On 08.02.2017 14:09, John Colvin wrote:
On Wednesday, 8 February 2017 at 07:57:15 UTC, Timon Gehr wrote:
On 07.02.2017 22:59, Nick Sabalausky wrote:
Suppose I have some code that operates on a variable's value and its
UDAs. And I want to refactor that code into a reusable function. Sounds
simple enough, right?

So, consider a basic example:

----------------------------
class Foo
{
    @("Hello")
    string s;
}

void doStuff(alias var)()
{
    var = "abc";

    import std.traits;
    assert(hasUDA!(var, "Hello") == true);
}

void main()
{
    @("Hello")
    string s;
    doStuff!(s);

    auto foo = new Foo();
    // Error: need 'this' for 'doStuff' of type 'pure nothrow @nogc
@safe void()'
    doStuff!(foo.s);
}
----------------------------

Note the error. Naturally, that cannot compile, because you can't
instantiate a template based on the value of a variable at runtime (ie,
based on the value of `foo`).

It actually can compile. (It just doesn't.)
There is no essential difference between the two cases.

How much work is it likely to be to make this happen in dmd?

The problem is this:

struct S{
    int x;
}
void main(){
    S s;
    alias y=s.x; // silently ignores the 'this' expression, uses S.x
    y=4; // error, no this
}

I have brought this up before. The answer was: "Alias declarations are for symbols, not expressions."

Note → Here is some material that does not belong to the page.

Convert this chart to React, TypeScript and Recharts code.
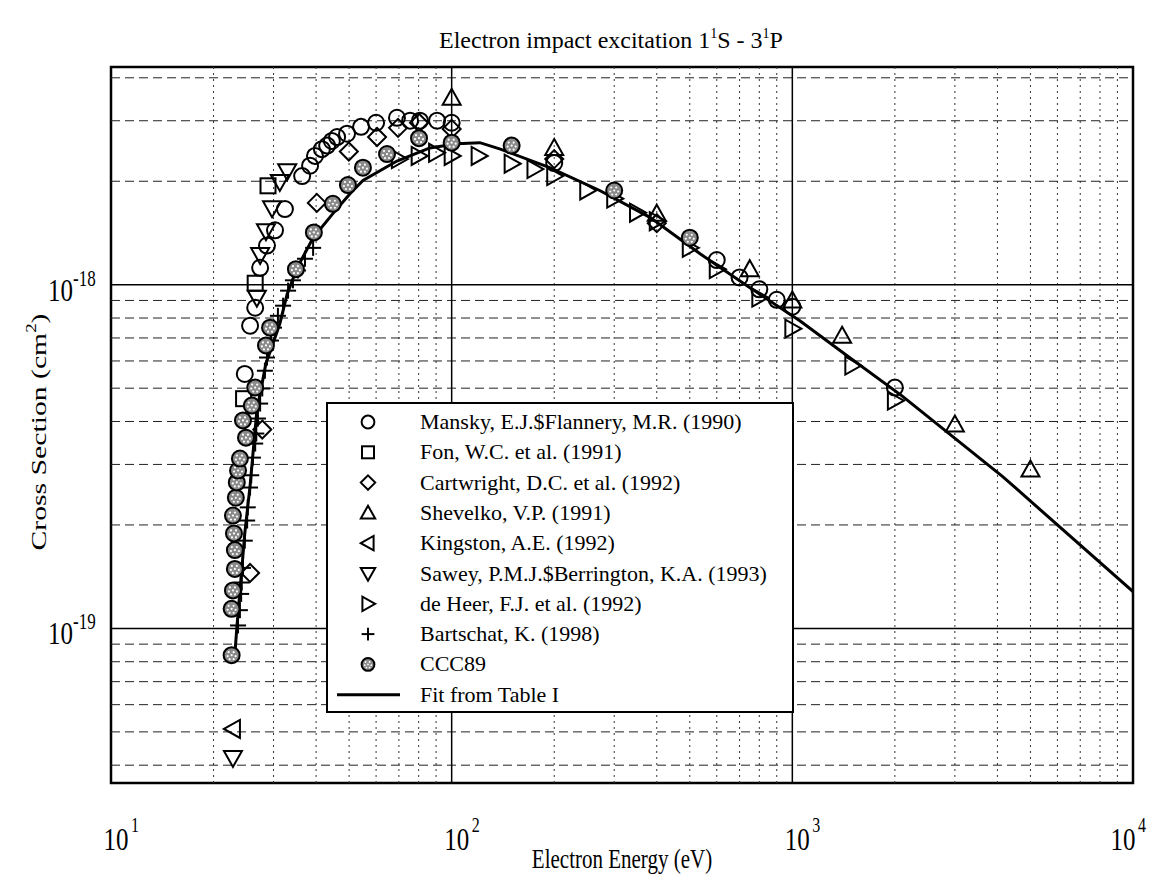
import React from "react";
import { ScatterChart, Scatter, XAxis, YAxis, ReferenceLine, ReferenceArea } from "recharts";

const FONT = '"Liberation Serif", "Times New Roman", serif';
const W = 1156;
const H = 877;

// axis ranges (energy in eV, cross section in cm^2)
const X_DOMAIN = [10, 10000];
const Y_DOMAIN = [3.55e-20, 4.3e-18];
const X_TICKS = [10, 100, 1000, 10000];
const Y_TICKS = [1e-19, 1e-18];
const X_MINOR = [20, 30, 40, 50, 60, 70, 80, 90, 200, 300, 400, 500, 600, 700, 800, 900, 2000, 3000, 4000, 5000, 6000, 7000, 8000, 9000];
const Y_MINOR = [4e-20, 5e-20, 6e-20, 7e-20, 8e-20, 9e-20, 2e-19, 3e-19, 4e-19, 5e-19, 6e-19, 7e-19, 8e-19, 9e-19, 2e-18, 3e-18, 4e-18];

// Mansky & Flannery (1990)
const manskyE = [24.7, 25.6, 26.5, 27.4, 28.7, 30.3, 32.4, 36.4, 38.4, 39.7, 41.6, 43.1, 44.5, 46.1, 49.3, 54.2, 60, 69.1, 75.5, 80.7, 90.6, 100, 200, 600, 700, 800, 900, 1000, 2000];
const manskyS = [5.5e-19, 7.6e-19, 8.57e-19, 1.12e-18, 1.3e-18, 1.44e-18, 1.66e-18, 2.07e-18, 2.22e-18, 2.37e-18, 2.48e-18, 2.54e-18, 2.62e-18, 2.69e-18, 2.75e-18, 2.88e-18, 2.96e-18, 3.06e-18, 3.0e-18, 3.0e-18, 3.0e-18, 2.96e-18, 2.26e-18, 1.18e-18, 1.05e-18, 9.7e-19, 9.04e-19, 8.63e-19, 5.02e-19];

// Fon et al. (1991)
const fonE = [24.5, 26.5, 28.9];
const fonS = [4.66e-19, 1.01e-18, 1.94e-18];

// Cartwright et al. (1992)
const cartE = [25.6, 27.8, 40.2, 49.9, 60.4, 69.6, 80.2, 100, 200, 400];
const cartS = [1.45e-19, 3.79e-19, 1.73e-18, 2.44e-18, 2.69e-18, 2.86e-18, 2.96e-18, 2.84e-18, 2.32e-18, 1.51e-18];

// Shevelko (1991)
const shevE = [100, 200, 400, 750, 1000, 1400, 3000, 5000];
const shevS = [3.5e-18, 2.5e-18, 1.61e-18, 1.11e-18, 8.99e-19, 7.1e-19, 3.92e-19, 2.9e-19];

// Kingston (1992)
const kingE = [22.8];
const kingS = [5.1e-20];

// Sawey & Berrington (1993)
const sawE = [22.8, 26.8, 27.4, 28.5, 29.7, 31.3, 32.9];
const sawS = [4.2e-20, 9.17e-19, 1.22e-18, 1.43e-18, 1.67e-18, 1.99e-18, 2.14e-18];

// de Heer et al. (1992)
const heerE = [70, 80, 90, 100, 120, 150, 175, 200, 250, 300, 350, 400, 500, 600, 800, 1000, 1500, 2000];
const heerS = [2.32e-18, 2.37e-18, 2.42e-18, 2.37e-18, 2.37e-18, 2.25e-18, 2.17e-18, 2.07e-18, 1.88e-18, 1.78e-18, 1.62e-18, 1.53e-18, 1.28e-18, 1.11e-18, 9.17e-19, 7.45e-19, 5.82e-19, 4.6e-19];

// Bartschat (1998)
const bartE = [23.6, 23.9, 24.1, 24.2, 24.4, 24.7, 25.1, 25.2, 25.6, 25.8, 26.1, 26.5, 26.7, 27.0, 27.4, 27.8, 28.3, 28.7, 29.5, 30.1, 30.9, 32.0, 33.1, 34.2, 35.4, 37.1, 39.2];
const bartS = [1.02e-19, 1.13e-19, 1.26e-19, 1.36e-19, 1.5e-19, 1.8e-19, 2.06e-19, 2.25e-19, 2.57e-19, 2.79e-19, 3.14e-19, 3.45e-19, 3.69e-19, 4.08e-19, 4.51e-19, 4.99e-19, 5.62e-19, 6.14e-19, 6.88e-19, 7.5e-19, 8.12e-19, 8.69e-19, 9.61e-19, 1.03e-18, 1.1e-18, 1.19e-18, 1.28e-18];

// CCC89
const cccE = [22.6, 22.6, 22.8, 23.1, 23.1, 22.96, 22.8, 23.25, 23.4, 23.6, 23.9, 24.9, 24.4, 25.9, 26.5, 28.5, 29.3, 34.9, 39.4, 44.8, 49.6, 54.9, 64.6, 80.2, 100, 150, 300, 500];
const cccS = [8.36e-20, 1.14e-19, 1.29e-19, 1.49e-19, 1.69e-19, 1.89e-19, 2.13e-19, 2.4e-19, 2.66e-19, 2.88e-19, 3.12e-19, 3.59e-19, 4.03e-19, 4.45e-19, 5.02e-19, 6.66e-19, 7.5e-19, 1.11e-18, 1.42e-18, 1.72e-18, 1.95e-18, 2.19e-18, 2.4e-18, 2.67e-18, 2.59e-18, 2.54e-18, 1.88e-18, 1.37e-18];

// Fit from Table I
const fitE = [23.1, 23.4, 24.7, 25.6, 26.8, 28.5, 31.3, 32.9, 35.2, 39.2, 44.8, 50.3, 54.9, 69.1, 86.3, 103.6, 121, 139, 194, 272, 382, 536, 751, 1052, 1475, 2098, 4153, 10000];
const fitS = [8.4e-20, 1.0e-19, 1.89e-19, 2.6e-19, 4.3e-19, 5.9e-19, 7.7e-19, 9.4e-19, 1.12e-18, 1.37e-18, 1.61e-18, 1.84e-18, 2.01e-18, 2.29e-18, 2.5e-18, 2.57e-18, 2.59e-18, 2.48e-18, 2.19e-18, 1.88e-18, 1.57e-18, 1.23e-18, 9.8e-19, 7.85e-19, 6.13e-19, 4.75e-19, 2.76e-19, 1.28e-19];

const zip = (xs: number[], ys: number[]) => xs.map((x, i) => ({ x, y: ys[i] }));

type Kind = "circle" | "square" | "diamond" | "up" | "left" | "down" | "right" | "plus" | "ccc";

const SW = 2;

function marker(kind: Kind, cx: number, cy: number, k = 1) {
  const pts = (a: number[][]) => a.map(([x, y]) => `${cx + x * k},${cy + y * k}`).join(" ");
  switch (kind) {
    case "circle":
      return <circle cx={cx} cy={cy} r={8 * k} fill="none" stroke="#000" strokeWidth={SW} />;
    case "square":
      return <rect x={cx - 7.5 * k} y={cy - 7.5 * k} width={15 * k} height={15 * k} fill="none" stroke="#000" strokeWidth={SW} />;
    case "diamond":
      return <polygon points={pts([[0, -9], [9, 0], [0, 9], [-9, 0]])} fill="none" stroke="#000" strokeWidth={SW} />;
    case "up":
      return <polygon points={pts([[0, -9], [9, 7], [-9, 7]])} fill="none" stroke="#000" strokeWidth={SW} />;
    case "down":
      return <polygon points={pts([[-9, -7], [9, -7], [0, 9]])} fill="none" stroke="#000" strokeWidth={SW} />;
    case "left":
      return <polygon points={pts([[-9, 0], [7, -9], [7, 9]])} fill="none" stroke="#000" strokeWidth={SW} />;
    case "right":
      return <polygon points={pts([[9, 0], [-7, -9], [-7, 9]])} fill="none" stroke="#000" strokeWidth={SW} />;
    case "plus":
      return (
        <g stroke="#000" strokeWidth={SW}>
          <line x1={cx - 8 * k} y1={cy} x2={cx + 8 * k} y2={cy} />
          <line x1={cx} y1={cy - 8 * k} x2={cx} y2={cy + 8 * k} />
        </g>
      );
    case "ccc":
      return (
        <g>
          <circle cx={cx} cy={cy} r={8 * k} fill="#8a8a8a" stroke="#000" strokeWidth={SW} />
          {[[-3, -3], [2, -3], [-4, 1], [0, 0], [4, 1], [-2, 4], [2, 4]].map(([dx, dy], i) => (
            <circle key={i} cx={cx + dx * k} cy={cy + dy * k} r={1.1 * k} fill="#fff" />
          ))}
        </g>
      );
  }
}

const SERIES: { name: string; kind: Kind; data: { x: number; y: number }[] }[] = [
  { name: "Mansky, E.J.$Flannery, M.R. (1990)", kind: "circle", data: zip(manskyE, manskyS) },
  { name: "Fon, W.C. et al. (1991)", kind: "square", data: zip(fonE, fonS) },
  { name: "Cartwright, D.C. et al. (1992)", kind: "diamond", data: zip(cartE, cartS) },
  { name: "Shevelko, V.P. (1991)", kind: "up", data: zip(shevE, shevS) },
  { name: "Kingston, A.E. (1992)", kind: "left", data: zip(kingE, kingS) },
  { name: "Sawey, P.M.J.$Berrington, K.A. (1993)", kind: "down", data: zip(sawE, sawS) },
  { name: "de Heer, F.J. et al. (1992)", kind: "right", data: zip(heerE, heerS) },
  { name: "Bartschat, K. (1998)", kind: "plus", data: zip(bartE, bartS) },
  { name: "CCC89", kind: "ccc", data: zip(cccE, cccS) },
];

const fitData = zip(fitE, fitS);

// tick labels are drawn slightly condensed (taller than wide), like the original typesetting
const STRETCH = 1.3;

function XTick(props: any) {
  const { x, payload } = props;
  const exp = Math.round(Math.log10(payload.value));
  const cx = payload.value >= 10000 ? x - 10 : x + 5;
  return (
    <g fontFamily={FONT} fill="#000">
      <text transform={`translate(${cx},850) scale(1,${STRETCH})`} textAnchor="middle" fontSize={25}>10</text>
      <text transform={`translate(${cx + 15},832) scale(1,${STRETCH})`} textAnchor="start" fontSize={16}>{exp}</text>
    </g>
  );
}

function YTick(props: any) {
  const { y, payload } = props;
  const exp = Math.round(Math.log10(payload.value));
  return (
    <g fontFamily={FONT} fill="#000">
      <text transform={`translate(73,${y + 16}) scale(1,${STRETCH})`} textAnchor="end" fontSize={25}>10</text>
      <text transform={`translate(73,${y + 1}) scale(1,${STRETCH})`} textAnchor="start" fontSize={17}>{exp}</text>
    </g>
  );
}

function Overlay() {
  const lx = 327;
  const ly = 403;
  const row = 30.3;
  return (
    <svg width={W} height={H} style={{ position: "absolute", left: 0, top: 0, pointerEvents: "none" }} fontFamily={FONT}>
      <text x={611} y={48} textAnchor="middle" fontSize={24}>
        Electron impact excitation 1<tspan dy={-10} fontSize={14}>1</tspan>
        <tspan dy={10}>S - 3</tspan>
        <tspan dy={-10} fontSize={14}>1</tspan>
        <tspan dy={10}>P</tspan>
      </text>
      <text transform={`translate(622,868) scale(1,1.25)`} textAnchor="middle" fontSize={21}>Electron Energy (eV)</text>
      <text transform="translate(46,432) rotate(-90) scale(1.35,1)" textAnchor="middle" fontSize={22}>
        Cross Section (cm<tspan dy={-10} fontSize={14}>2</tspan>
        <tspan dy={10}>)</tspan>
      </text>
      <rect x={lx} y={ly} width={466} height={309} fill="#fff" stroke="#000" strokeWidth={2} />
      {SERIES.map((s, i) => {
        const cy = ly + 19 + i * row;
        return (
          <g key={s.name}>
            {marker(s.kind, lx + 41, cy, 0.8)}
            <text x={lx + 93} y={cy + 7} fontSize={22}>{s.name}</text>
          </g>
        );
      })}
      <line x1={lx + 10} y1={ly + 19 + 9 * row} x2={lx + 73} y2={ly + 19 + 9 * row} stroke="#000" strokeWidth={3} />
      <text x={lx + 93} y={ly + 26 + 9 * row} fontSize={22}>Fit from Table I</text>
    </svg>
  );
}

export default function App() {
  return (
    <div style={{ position: "fixed", left: 0, top: 0, width: W, height: H, background: "#fff", overflow: "hidden" }}>
      <ScatterChart width={W} height={H} margin={{ top: 67, right: 23, bottom: 34, left: 21 }}>
        <XAxis
          type="number"
          dataKey="x"
          scale="log"
          domain={X_DOMAIN}
          ticks={X_TICKS}
          allowDataOverflow
          axisLine={false}
          tickLine={false}
          height={60}
          tick={(p: any) => <XTick {...p} />}
        />
        <YAxis
          type="number"
          dataKey="y"
          scale="log"
          domain={Y_DOMAIN}
          ticks={Y_TICKS}
          allowDataOverflow
          axisLine={false}
          tickLine={false}
          width={90}
          tick={(p: any) => <YTick {...p} />}
        />
        {X_MINOR.map((v) => (
          <ReferenceLine key={`vx${v}`} x={v} stroke="#333" strokeWidth={1} strokeDasharray="2 4" />
        ))}
        {Y_MINOR.map((v) => (
          <ReferenceLine key={`hy${v}`} y={v} stroke="#222" strokeWidth={1} strokeDasharray="9 5" />
        ))}
        {[100, 1000].map((v) => (
          <ReferenceLine key={`mx${v}`} x={v} stroke="#000" strokeWidth={1.5} />
        ))}
        {Y_TICKS.map((v) => (
          <ReferenceLine key={`my${v}`} y={v} stroke="#000" strokeWidth={1.5} />
        ))}
        <ReferenceArea x1={X_DOMAIN[0]} x2={X_DOMAIN[1]} y1={Y_DOMAIN[0]} y2={Y_DOMAIN[1]} fill="none" stroke="#000" strokeWidth={2.5} />
        <Scatter
          name="Fit from Table I"
          data={fitData}
          line={{ stroke: "#000", strokeWidth: 3 }}
          lineType="joint"
          shape={() => <g />}
          isAnimationActive={false}
        />
        {SERIES.map((s) => (
          <Scatter
            key={s.name}
            name={s.name}
            data={s.data}
            shape={(p: any) => marker(s.kind, p.cx, p.cy)}
            isAnimationActive={false}
          />
        ))}
      </ScatterChart>
      <Overlay />
    </div>
  );
}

The 'symbol' term should be generalized to include the case of base symbol together with an access path. I don't think this is very hard to do, but I don't know how much of DMDs codebase depends on the semantics being what they are.


I imagine your frontend can do this already,

Your imagination is correct.


but that's not a practical solution
even for the medium term.

The frontends should converge to a common language anyway.